So, last night Tanya replied to my message, suggesting we meet on Boxing Day as she's heading off to BC for the rest of the week.
My curiosity (and annoyance) over her ditching me on Saturday, prompted me to ask her why we couldn't have met on Saturday instead of having to wait yet another week to meet her.
Well, I got a response this morning, and she basically told me "maybe its not meant to be. Maybe I'm not your gal. Good luck in your search :)"
Women. (mutters under breath)
Just gives up rather than be honest and apologetic. I wrote back asking how is it that she knows that she's not my "gal" and for whatever reason, I gave her a link to "Drive" by The Cars, saying she reminded me of that song.
And I just sent Kiley a "g'morning Kiley" message along with a shirtless photo of myself. She seems enthusiastic about it. Giving me a "hot D!" message :)
Except she doesn't like the fact that I'm a smoker. Oh well. Nobody's perfect.
Hoo boy, Kiley is all excitedly messaging me now after I sent her that shirtless photo. Here it is for reference:
I remember feeling pretty good when I took that photo. Not the best angle or composition, but its decent enough.
Whoa, Kiley message incoming.. She's really militant about my quitting smoking. Says she can't stand it, and that she smoked for 15 years.
She's really sending out the texts all fast and furious now.. what a strange turn of events. That photo made her bananas apparently.
Sheesh. Women.
(mutters some more)
I should quit smoking, I suppose. I did quit for a year at one point, but took it up again.

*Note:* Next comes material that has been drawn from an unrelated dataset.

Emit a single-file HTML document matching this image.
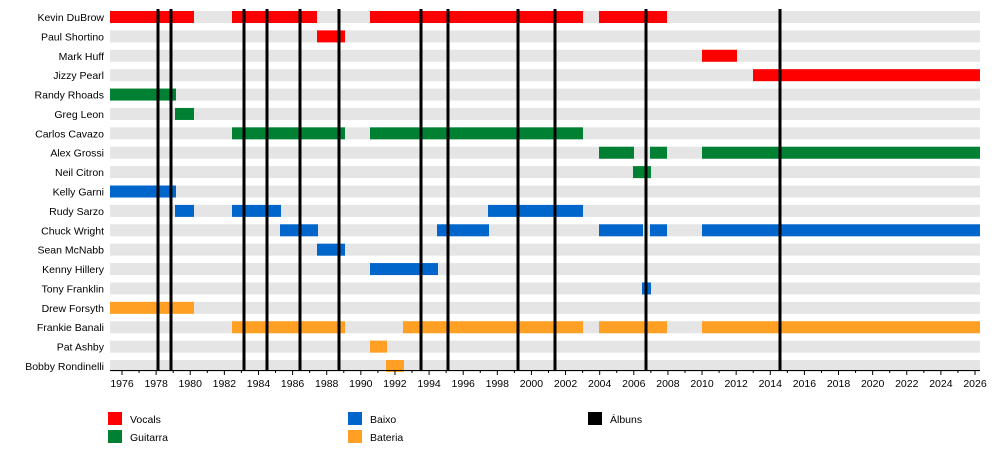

Funny story about that, I remember exactly when and where I was when I decided to quit. I was at work, inside of a port-a-potty and just dumped out all my Bullseye Cherry flavored cigarettes into the toilet. And the reason for this? I made a deal with "God" that if I quit, he'd have to get me the woman of my dreams.
A year later, it didn't happen. And so, I started up again. Not really sure why, but it was probably out of spite. I felt as if the "bargain" I made wasn't being upheld. Silly me, expecting a miracle to happen.
But miracles can happen, I know this. Maybe "deals" can't be so easily made, but I was hoping something "out there" would have taken notice of my reasons for doing something that I have been doing for over 15 years by that point. Or 20, actually. Twenty years of smoking was no easy thing to get over and I figured the effort deserved a reward.
Quitting was its own reward, I guess.
Meh. If only it was so easy to strike a deal with God like that... But, I honestly believed/wanted to believe it was possible.
I don't know anymore. Again, I've tried so hard for so long, that very little seems to stick as far as negotiating with a higher power goes. Or maybe I'm just doing it all wrong. Maybe I am my own higher power.
Funny, as I was typing the above paragraph, Journey's "Don't Stop Believing" came on over my headphones. Think my playlist is on shuffle, too. No, wait. Its the "radio" that Google Play is going off of from that "Drive" track.
*yawns* .. What a way to wake up this morning. To that message from Tanya, and then a deluge from Kiley.
Now, "Burning Heart" by Survivor is on. Great song.. sounds super familiar, as if it was in a Rocky film, but its not Eye of the Tiger.. Hmm. Wonder where I first heard this.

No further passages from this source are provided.